Accidents are anytime.

I drove to a waterfall 2 weeks ago. As we were just getting started we saw this house (see photo) with a tree that had fallen through it years ago. We then heard a loud ripping of something through the forest and coming down the hill. Just in back of us – 20 meters was a large roundish boulder that shot out of the woods and flew across the freshly mowed lawn. Had anyone been in the way…

So… wear your helmet. Use your belt. Take your kids to see an ICU ward or a mortuary sometime. Give them a taste of death… the hollowness… the suddenness… the unexplainable taste that will put the fear of caution in them.

Thailand Accident Insurance

Yes, you have insurance on your Thailand vehicle. At least you should. No, it probably won’t protect you much, if at all. There is usually a clause in the insurance paperwork that states that if you are the “cause” of the accident, they are not responsible for damages. There is also a clause in most about driving recklessly. So, even if you are not the cause – you may be deemed to have been driving recklessly and contributing to the accident and not receive money either. Insurance is really a losing proposition here. Have enough free cash in savings to take care of any major accident BEFORE you attempt driving here (150,000 b as a minimum).

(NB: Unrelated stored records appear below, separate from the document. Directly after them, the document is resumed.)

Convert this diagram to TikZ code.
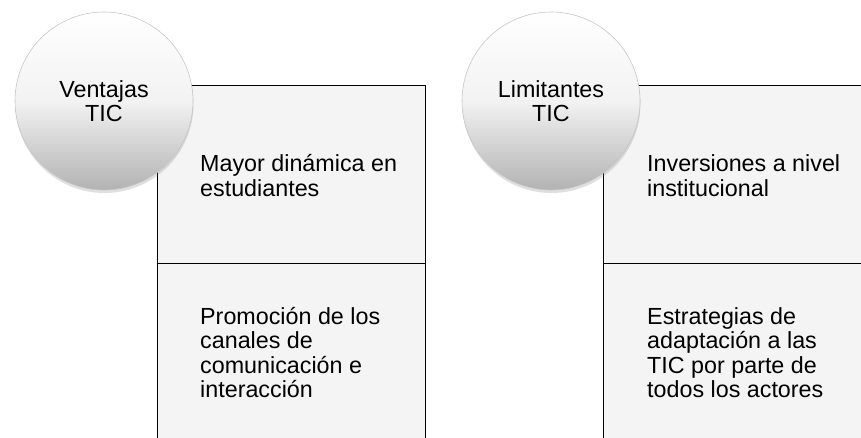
\documentclass[tikz,border=0pt]{standalone}
\usepackage{fontspec}
\setmainfont{Liberation Sans}
\usetikzlibrary{shadows}
\definecolor{cellgray}{HTML}{F4F4F4}
\newcommand{\firstline}{\rule{0pt}{20pt}}
\begin{document}
\begin{tikzpicture}[x=1pt,y=-1pt,
  cell/.style={draw=black, line width=1.3pt, fill=cellgray, minimum width=268pt,
    minimum height=178pt, anchor=north west, inner sep=0pt},
  ball/.style={circle, minimum size=178pt, inner sep=0pt, draw=gray!45, line width=0.6pt,
    top color=white, bottom color=gray!60, middle color=white!95!black,
    drop shadow={shadow xshift=0.5pt, shadow yshift=-3pt, opacity=0.25},
    align=center, font=\fontsize{23.3}{24.5}\selectfont},
  txt/.style={anchor=north west, align=left, inner sep=0pt, font=\fontsize{23.3}{24.5}\selectfont}]
\useasboundingbox (0,0) rectangle (861,438);
\clip (0,0) rectangle (861,438);
% left group
\node[cell] (v1) at (157,85) {};
\node[cell] (v2) at (157,263) {};
\node[txt] (tv1) at (200,151.5) {\firstline Mayor dinámica en\\estudiantes};
\node[txt] (tv2) at (200,304) {\firstline Promoción de los\\canales de\\comunicación e\\interacción};
% right group
\node[cell] (l1) at (603,85) {};
\node[cell] (l2) at (603,263) {};
\node[txt] (tl1) at (647,151.5) {\firstline Inversiones a nivel\\institucional};
\node[txt] (tl2) at (647,304) {\firstline Estrategias de\\adaptación a las\\TIC por parte de\\todos los actores};
% circles
\node[ball] (c1) at (104,101) {Ventajas\\TIC};
\node[ball] (c2) at (551,101) {Limitantes\\TIC};
\end{tikzpicture}
\end{document}
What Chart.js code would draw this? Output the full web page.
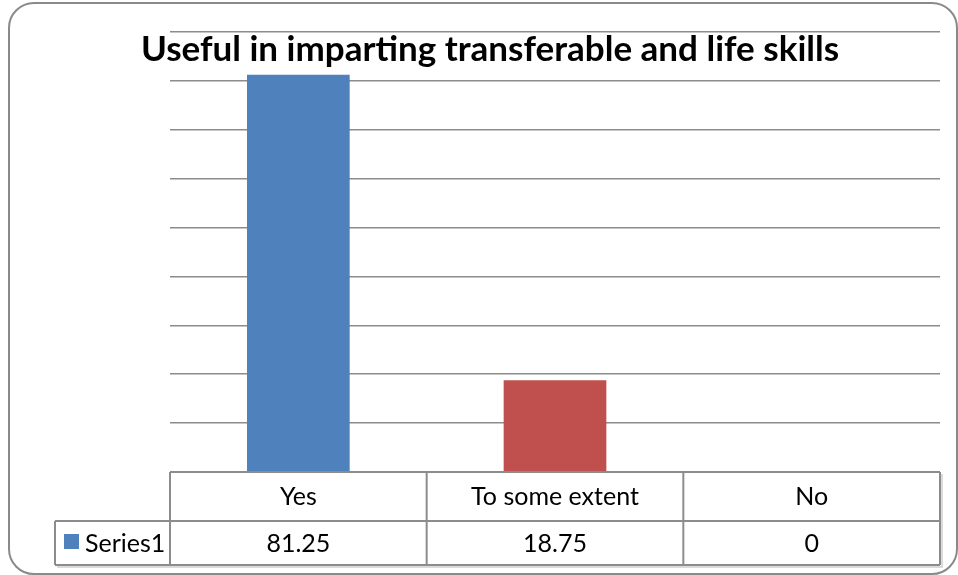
<!DOCTYPE html>
<html lang="en">
<head>
  <meta charset="UTF-8">
  <title>Useful in imparting transferable and life skills</title>
  <script src="https://cdn.jsdelivr.net/npm/chart.js"></script>
  <style>
    html, body {
      margin: 0;
      padding: 0;
      background: #fff;
    }
    .chart-box {
      position: relative;
      width: 958px;
      height: 575px;
      overflow: hidden;
    }
    .frame {
      position: absolute;
      left: 8px;
      top: 2px;
      width: 946px;
      height: 569px;
      border: 2px solid #8a8a8a;
      border-radius: 26px;
      pointer-events: none;
    }
  </style>
</head>
<body>
<div class="chart-box">
  <canvas id="skillsChart" width="958" height="575"></canvas>
  <div class="frame"></div>
</div>

<script>
  const chartTitle = 'Useful in imparting transferable and life skills';
  const categories = ['Yes', 'To some extent', 'No'];
  const seriesName = 'Series1';
  const series1 = [81.25, 18.75, 0];
  const valueLabels = ['81.25', '18.75', '0'];
  const barColors = ['#4F81BD', '#C0504D', '#9BBB59'];

  const lineColor = '#8c8c8c';
  const fontName = 'Lato, "Open Sans", sans-serif';

  // title + data table below the plot, drawn like the Excel one
  const tablePlugin = {
    id: 'dataTable',
    afterDraw(chart) {
      const ctx = chart.ctx;
      const area = chart.chartArea;
      const x = chart.scales.x;
      const headTop = area.bottom;
      const rowTop = headTop + 49;
      const rowBottom = rowTop + 44;
      const legendLeft = 55;
      const half = (x.getPixelForValue(1) - x.getPixelForValue(0)) / 2;

      ctx.save();

      // title
      ctx.fillStyle = '#000';
      ctx.font = 'bold 35px ' + fontName;
      ctx.textAlign = 'center';
      ctx.textBaseline = 'middle';
      ctx.fillText(chartTitle, 490, 50);

      // light shadow on the right/bottom
      ctx.strokeStyle = '#d0d0d0';
      ctx.lineWidth = 1.5;
      ctx.beginPath();
      ctx.moveTo(area.right + 2, headTop + 2);
      ctx.lineTo(area.right + 2, rowBottom + 2);
      ctx.lineTo(legendLeft + 2, rowBottom + 2);
      ctx.stroke();

      // grid of the table
      ctx.strokeStyle = lineColor;
      ctx.lineWidth = 2;
      ctx.beginPath();
      ctx.moveTo(area.left, headTop);
      ctx.lineTo(area.right, headTop);
      ctx.moveTo(legendLeft, rowTop);
      ctx.lineTo(area.right, rowTop);
      ctx.moveTo(legendLeft, rowBottom);
      ctx.lineTo(area.right, rowBottom);
      ctx.moveTo(legendLeft, rowTop);
      ctx.lineTo(legendLeft, rowBottom);
      categories.forEach((c, i) => {
        const cx = x.getPixelForValue(i);
        ctx.moveTo(cx - half, headTop);
        ctx.lineTo(cx - half, rowBottom);
      });
      ctx.moveTo(area.right, headTop);
      ctx.lineTo(area.right, rowBottom);
      ctx.stroke();

      // texts
      ctx.fillStyle = '#000';
      ctx.font = '25px ' + fontName;
      ctx.textAlign = 'center';
      ctx.textBaseline = 'middle';
      categories.forEach((c, i) => {
        const cx = x.getPixelForValue(i);
        ctx.fillText(c, cx, headTop + 25);
        ctx.fillText(valueLabels[i], cx, rowTop + 23);
      });

      // legend key
      ctx.fillStyle = barColors[0];
      ctx.fillRect(64, rowTop + 13, 15, 15);
      ctx.fillStyle = '#000';
      ctx.textAlign = 'left';
      ctx.fillText(seriesName, 85, rowTop + 23);

      ctx.restore();
    }
  };

  new Chart(document.getElementById('skillsChart'), {
    type: 'bar',
    data: {
      labels: categories,
      datasets: [{
        label: seriesName,
        data: series1,
        backgroundColor: barColors,
        borderWidth: 0,
        categoryPercentage: 1,
        barPercentage: 0.4
      }]
    },
    options: {
      responsive: false,
      animation: false,
      devicePixelRatio: 1,
      layout: {
        padding: { left: 170, right: 18, top: 32, bottom: 103 }
      },
      plugins: {
        legend: { display: false },
        title: { display: false },
        tooltip: { enabled: false }
      },
      scales: {
        x: {
          display: false
        },
        y: {
          min: 0,
          max: 90,
          ticks: { stepSize: 10, display: false },
          grid: { color: lineColor, lineWidth: 1.5, drawTicks: false },
          border: { display: false }
        }
      }
    },
    plugins: [tablePlugin]
  });
</script>
</body>
</html>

Leaving the Scene of an Accident in Thailand

If you try to leave the scene of the motor vehicle accident in Thailand without having paid off the others’ involved or exchanging all relevant information like license info, insurance info, names, phones, etc. you may become the victim of an angry group of Thai people that beat you and hold you until the police come. Strangers will join in for this. You must be very sure that the others involved are OK with the payoff and you can go your separate ways.

Legal Help

If you are in an accident and the police are there, witnesses are involved, the whole nightmare… you should know the number for the tourist police for the area you’re in and dial them. Better to deal with the tourist police than the regular police that may not speak English that well. You want to make sure that your side is at least HEARD and understood, whether or not it does you any good. If you are very persistent and insistent that you are not responsible you may be able to get out of it. It does happen on occasion.

You may want to contact “Sunbelt Legal Advisors” in Bangkok to help you should you need to go to court. They are listed in the classified section of every Bangkok Post and they also run ads on “Thaivisa.com“. I’m not vouching for their legitimacy, just giving you a place to start from…

Emergency Thailand Phone Numbers for Tourists:

1155 – Tourist Police. This is free from any phone. Thailand’s tourist police are remarkably helpful.

678-6800, Also Thai Tourist police – regular charges apply.

191 or 123. Thailand police – may or may not speak English will probably transfer you to tourist police or someone that speaks English.